Routine: Why You Enjoy it so Much

rou·tine /ro͞oˈtēn/ noun – a sequence of actions regularly followed; a fixed program.

The Dictionary

Some of the most successful people in history, the ones that many of us consider geniuses in their own right and fields, all had one thing in common: they all stuck to a routine. Routines that were rigid, specific and they adhered to them on a daily basis for their entire lives. There are too many of us out there that fall away from routine because it is too boring, we get tired of doing the same old thing every single day.

Yes, routines seem boring, they seem like they ground you in one place and you can’t ever go somewhere else. Routine and happiness don’t go together, but darling, they could. Your routine doesn’t have to be sitting in the same office for 8 hours, going home and making dinner, tucking your kids in – which, don’t get me wrong, is still great. Seeking your perpetual happiness, your ‘more,’ can be your routine. Trust me, I know I sound crazy, just bear with me.

Your routine could be that road trip once a month, your weekly girls/guys night. It could be travelling to a new province, state, country once a month. Your routine could be the least likely of all routines out there and it could push you towards your perpetual happiness. The point of a routine like this is not to have the same constant stimulus thrown your way but to stimulate yourself in a way that excites you. To get you out of your zone and push your subconscious mind elsewhere, somewhere that is out of the realm of constant, repetitive motion.

Step outside the box of the instant gratification that this life can throw at you. Step away from it and stick to something that creates your own habitualness. This will help you create a shift in your moods and in turn that will allow you to be more in tune with your own personality and nurture it. Push through the resilience with regulation. Psychology teaches you this: moods are created by how much we sleep, what we eat, how much we move throughout the day, what we think about and how often, and so on… It is not just one thing that throws us off for an entire day, week or month.

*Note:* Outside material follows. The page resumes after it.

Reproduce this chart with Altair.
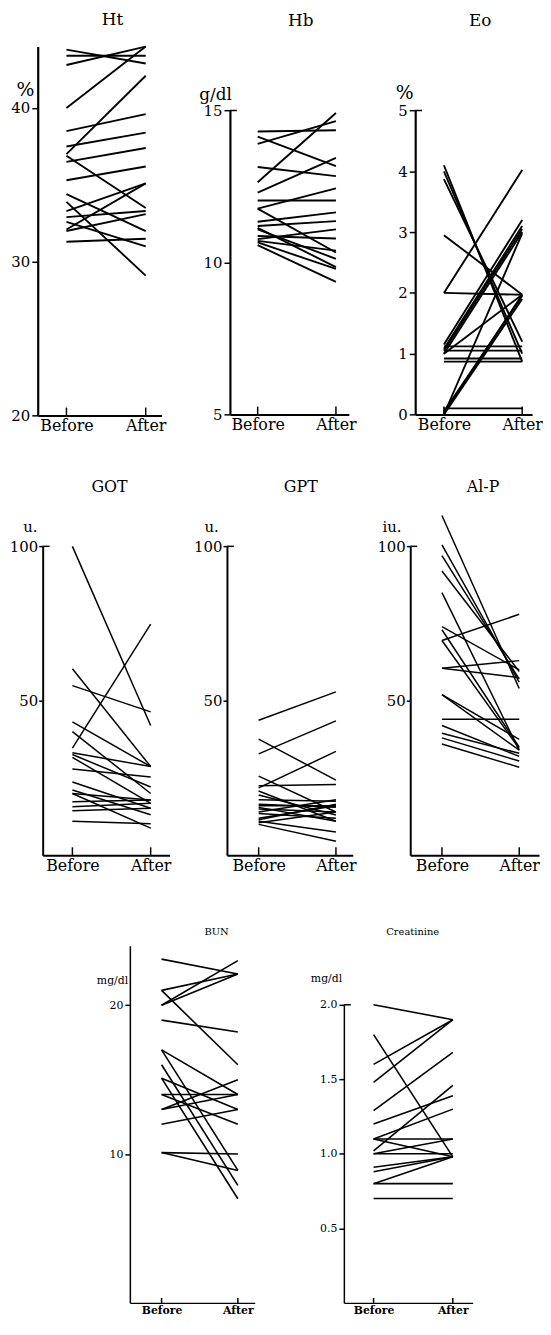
import altair as alt
import pandas as pd

FONT = "DejaVu Serif"

# ---------------- data (Before / After per subject) ----------------
ht_before = [43.8, 43.4, 42.8, 40.0, 38.5, 37.5, 37.0, 36.9, 36.5, 35.3, 34.4, 33.9, 33.3, 32.9, 32.6, 32.1, 32.0, 31.3]
ht_after  = [42.9, 43.4, 44.0, 44.0, 39.6, 38.4, 42.1, 33.5, 37.4, 36.2, 32.0, 29.1, 35.1, 33.3, 31.0, 35.1, 33.1, 31.5]

hb_before = [14.31, 14.14, 13.9, 13.14, 12.64, 12.3, 12.04, 11.77, 11.77, 11.34, 11.2, 11.14, 11.09, 10.87, 10.77, 10.71, 10.66, 10.57]
hb_after  = [14.35, 13.17, 14.65, 12.84, 14.92, 13.44, 12.04, 12.44, 10.33, 11.65, 11.36, 9.85, 10.12, 10.79, 11.09, 10.39, 9.79, 9.36]

eo_before = [4.1, 4.0, 3.87, 2.95, 2.0, 2.0, 1.15, 1.08, 1.05, 1.0, 1.0, 1.12, 1.05, 0.92, 0.87, 0.1, 0.0, 0.02, 0.05, 0.0]
eo_after  = [0.87, 1.0, 1.2, 1.97, 4.02, 1.97, 3.2, 3.1, 3.05, 3.0, 1.97, 1.12, 1.05, 0.92, 0.87, 0.1, 2.98, 1.97, 1.95, 1.9]

got_before = [100, 60.4, 54.9, 34.7, 43.2, 40.0, 33.2, 32.6, 31.7, 27.9, 23.7, 21.1, 20.0, 17.3, 15.7, 14.4, 11.0, 20.0]
got_after  = [42.0, 28.7, 46.4, 74.8, 28.7, 20.0, 28.7, 22.1, 16.8, 25.3, 15.2, 13.1, 8.8, 17.9, 16.8, 15.2, 10.2, 17.9]

gpt_before = [43.7, 32.8, 37.6, 25.6, 21.8, 22.5, 20.8, 19.5, 18.0, 16.5, 16.0, 15.5, 15.0, 14.0, 13.5, 12.0, 11.0, 10.5, 10.0, 11.5]
gpt_after  = [52.9, 43.5, 24.3, 14.0, 33.6, 22.9, 11.0, 13.0, 17.5, 15.5, 16.0, 11.0, 14.0, 18.0, 12.0, 16.0, 7.5, 14.0, 4.5, 16.5]

alp_before = [110, 100.5, 97, 92, 85, 74, 73, 69.5, 69.5, 60.5, 60.5, 52, 52, 44, 42, 39.5, 38, 36]
alp_after  = [54, 56, 57, 59.5, 34, 60, 35, 78, 34.5, 63, 57.5, 34, 37.5, 44, 32, 33, 30.5, 28.5]

bun_before = [23.1, 21.0, 21.0, 20.0, 20.0, 19.0, 17.0, 17.0, 16.0, 15.1, 15.1, 14.0, 14.0, 13.0, 13.0, 12.0, 10.1, 10.1]
bun_after  = [22.1, 22.1, 16.0, 23.0, 22.1, 18.2, 14.0, 8.9, 7.9, 13.0, 7.0, 14.0, 12.0, 15.0, 14.0, 13.0, 10.0, 8.9]

cre_before = [2.0, 1.8, 1.6, 1.48, 1.29, 1.2, 1.1, 1.1, 1.02, 1.0, 1.0, 1.1, 0.91, 0.88, 0.8, 0.8, 0.7]
cre_after  = [1.9, 0.98, 1.9, 1.9, 1.68, 1.39, 1.3, 1.1, 1.46, 1.1, 1.0, 0.98, 0.98, 0.98, 0.98, 0.8, 0.7]

phase_values = [0, 1]
phase_labels = ["Before", "After"]

# ---------------- layout (page pixels of the reference figure) ----------------
OX, OY = 8, 8          # page position of the plot origin
W_ALL, H_ALL = 540, 1316
KY = 0.993             # slight vertical compression so the page does not scroll


def PY(page_y):
    """page y of the reference -> pixel inside the view"""
    return (page_y - OY) * KY


PANELS = [
    dict(title="Ht", before=ht_before, after=ht_after, unit="%", ydom=[20, 44], yticks=[20, 30, 40],
         axis_x=38, axis_w=125, b=29, a=109, top=41, bottom=416, title_xy=(113, 14),
         unit_xy=(25, 85), unit_size=19, row=1, top_tick=False),
    dict(title="Hb", before=hb_before, after=hb_after, unit="g/dl", ydom=[5, 15], yticks=[5, 10, 15],
         axis_x=232, axis_w=120, b=28, a=107, top=106, bottom=415, title_xy=(303, 15),
         unit_xy=(217, 90), unit_size=17, row=1, top_tick=True),
    dict(title="Eo", before=eo_before, after=eo_after, unit="%", ydom=[0, 5], yticks=[0, 1, 2, 3, 4, 5],
         axis_x=419, axis_w=118, b=29, a=108, top=106, bottom=415, title_xy=(484, 15),
         unit_xy=(408, 88), unit_size=19, row=1, top_tick=True),
    dict(title="GOT", before=got_before, after=got_after, unit="u.", ydom=[0, 100], yticks=[50, 100],
         axis_x=43, axis_w=128, b=30, a=109, top=549, bottom=863, title_xy=(110, 488),
         unit_xy=(30, 529), unit_size=15, row=2, top_tick=True),
    dict(title="GPT", before=gpt_before, after=gpt_after, unit="u.", ydom=[0, 100], yticks=[50, 100],
         axis_x=229, axis_w=127, b=32, a=110, top=549, bottom=863, title_xy=(303, 488),
         unit_xy=(213, 529), unit_size=15, row=2, top_tick=True),
    dict(title="Al-P", before=alp_before, after=alp_after, unit="iu.", ydom=[0, 100], yticks=[50, 100],
         axis_x=414, axis_w=130, b=32, a=110, top=549, bottom=863, title_xy=(487, 488),
         unit_xy=(395, 529), unit_size=15, row=2, top_tick=True),
    dict(title="BUN", before=bun_before, after=bun_after, unit="mg/dl", ydom=[0, 24], yticks=[10, 20],
         axis_x=131, axis_w=126, b=32, a=109, top=955, bottom=1318, title_xy=(218, 941),
         unit_xy=(113, 990), unit_size=11, row=3, top_tick=False),
    dict(title="Creatinine", before=cre_before, after=cre_after, unit="mg/dl", ydom=[0, 2.0],
         yticks=[0.5, 1.0, 1.5, 2.0], axis_x=347, axis_w=130, b=30, a=110, top=1015, bottom=1318,
         title_xy=(416, 941), unit_xy=(329, 988), unit_size=11, row=3, top_tick=True, fmt=".1f"),
]

ROW_STYLE = {
    1: dict(xlab=16, ylab=15, tfs=17, sw=1.9, dw=2.2, tick=6, lpad=2, xbold=False, xtick=8),
    2: dict(xlab=16, ylab=15, tfs=16, sw=1.5, dw=2.0, tick=4, lpad=1, xbold=False, xtick=8),
    3: dict(xlab=11, ylab=11, tfs=10, sw=1.6, dw=1.5, tick=5, lpad=2, xbold=True, xtick=5),
}


def make_df(before, after):
    rows = []
    for i, (b, a) in enumerate(zip(before, after)):
        rows.append({"id": i, "t": 0, "v": b})
        rows.append({"id": i, "t": 1, "v": a})
    return pd.DataFrame(rows)


def panel(p):
    st = ROW_STYLE[p["row"]]
    x0 = p["axis_x"] - OX
    ybot = PY(p["bottom"])
    ytop = PY(p["top"])
    u = p["a"] - p["b"]
    xdom = [-p["b"] / u, (p["axis_w"] - p["b"]) / u]
    xs = alt.Scale(domain=xdom, range=[x0, x0 + p["axis_w"]], nice=False, zero=False)
    ys = alt.Scale(domain=p["ydom"], range=[ybot, ytop], nice=False, zero=False)
    x_axis = alt.Axis(
        orient="bottom", offset=ybot - H_ALL, values=phase_values,
        labelExpr="datum.value == 0 ? '%s' : '%s'" % tuple(phase_labels),
        labelFont=FONT, labelFontSize=st["xlab"], labelColor="black", labelPadding=2,
        labelFontWeight="bold" if st["xbold"] else "normal", labelFlush=False,
        ticks=False, grid=False, domainWidth=st["dw"], domainColor="black",
        title=p["title"], titleX=p["title_xy"][0] - OX, titleY=PY(p["title_xy"][1]) - ybot,
        titleAngle=0, titleAlign="center", titleBaseline="middle", titleFont=FONT,
        titleFontSize=st["tfs"], titleFontWeight="normal", titleColor="black")
    y_axis = alt.Axis(
        orient="left", offset=-x0, values=p["yticks"], format=p.get("fmt", "d"),
        labelFont=FONT, labelFontSize=st["ylab"], labelColor="black", labelPadding=st["lpad"],
        tickSize=st["tick"], tickWidth=1.5, tickColor="black", grid=False,
        domainWidth=st["dw"], domainColor="black",
        title=p["unit"], titleX=p["unit_xy"][0] - p["axis_x"], titleY=PY(p["unit_xy"][1]),
        titleAngle=0, titleAlign="center", titleBaseline="middle", titleFont=FONT,
        titleFontSize=p["unit_size"], titleFontWeight="normal", titleColor="black")

    df = make_df(p["before"], p["after"])
    lines = alt.Chart(df).mark_line(color="black", strokeWidth=st["sw"]).encode(
        x=alt.X("t:Q", scale=xs, axis=x_axis),
        y=alt.Y("v:Q", scale=ys, axis=y_axis),
        detail="id:N",
    )
    xticks = alt.Chart(pd.DataFrame({"t": phase_values})).mark_rule(
        color="black", strokeWidth=1.5).encode(
        x=alt.X("t:Q", scale=xs, axis=x_axis),
        y=alt.value(ybot), y2=alt.value(ybot - st["xtick"]))
    layers = [lines, xticks]
    if p["top_tick"]:
        tt = alt.Chart(pd.DataFrame({"v": [p["ydom"][1]]})).mark_rule(
            color="black", strokeWidth=1.5).encode(
            y=alt.Y("v:Q", scale=ys, axis=y_axis),
            x=alt.value(x0), x2=alt.value(x0 + 7))
        layers.append(tt)
    return alt.layer(*layers)


chart = alt.layer(*[panel(p) for p in PANELS]).resolve_scale(
    x="independent", y="independent"
).resolve_axis(
    x="independent", y="independent"
).properties(
    width=W_ALL, height=H_ALL, padding=0, background="white",
    autosize=alt.AutoSizeParams(type="none"),
).configure_view(stroke=None).configure_axis(grid=False)

chart.save("out.html", embed_options={"renderer": "svg", "actions": False})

It is the continuous pattern of experience that does.

Let your mind be open to the things that mean something to you in the long-run. Don’t let your impulses dictate your decisions. Certainly don’t let your fears either. Let all of the other shit that builds up fall away. Think about the happiness of a positive experience push you towards something better. The more positive experiences you have surrounding something that seems drab: like marking term papers or filling out reports, allows you to experience them in a new way. You are doing enough, don’t let your mind tell you that you aren’t. Passion drives this and if you are passionate in different ways based on the happiness you have found, your mood will be impacted.

Don’t let your natural instinct of flight and fight be impacted by the things that you have done lately. The more you push yourself away from the unknown, devalues this instinct. We no longer understand that change is important and embrace it, we fear it. If we turned that fear off once in a while to actually enjoy something, we might actually find ourselves liking the unexpected… just a thought.

Don’t be biased on routine. Embrace your un-routine and make it your abstract version of a properly constructed routine. Without some sort of routine, our minds are a breeding ground for a lifetime of procrastination. It gives us every reason to tell us that it is okay to give up even if there is a deadline you have to meet. With your un-routine, you lose this, since you take a break every now and again, it is okay, simply because you always do.

Embrace the idea of un-routines and make them something special. It is okay to love what you do, it is okay to be happy with routine. Look at the lives of Hemingway, Wintour, Franklin, Jobs. Their routines are a brilliant combination of work, reflection and downtime. Nothing more, nothing less.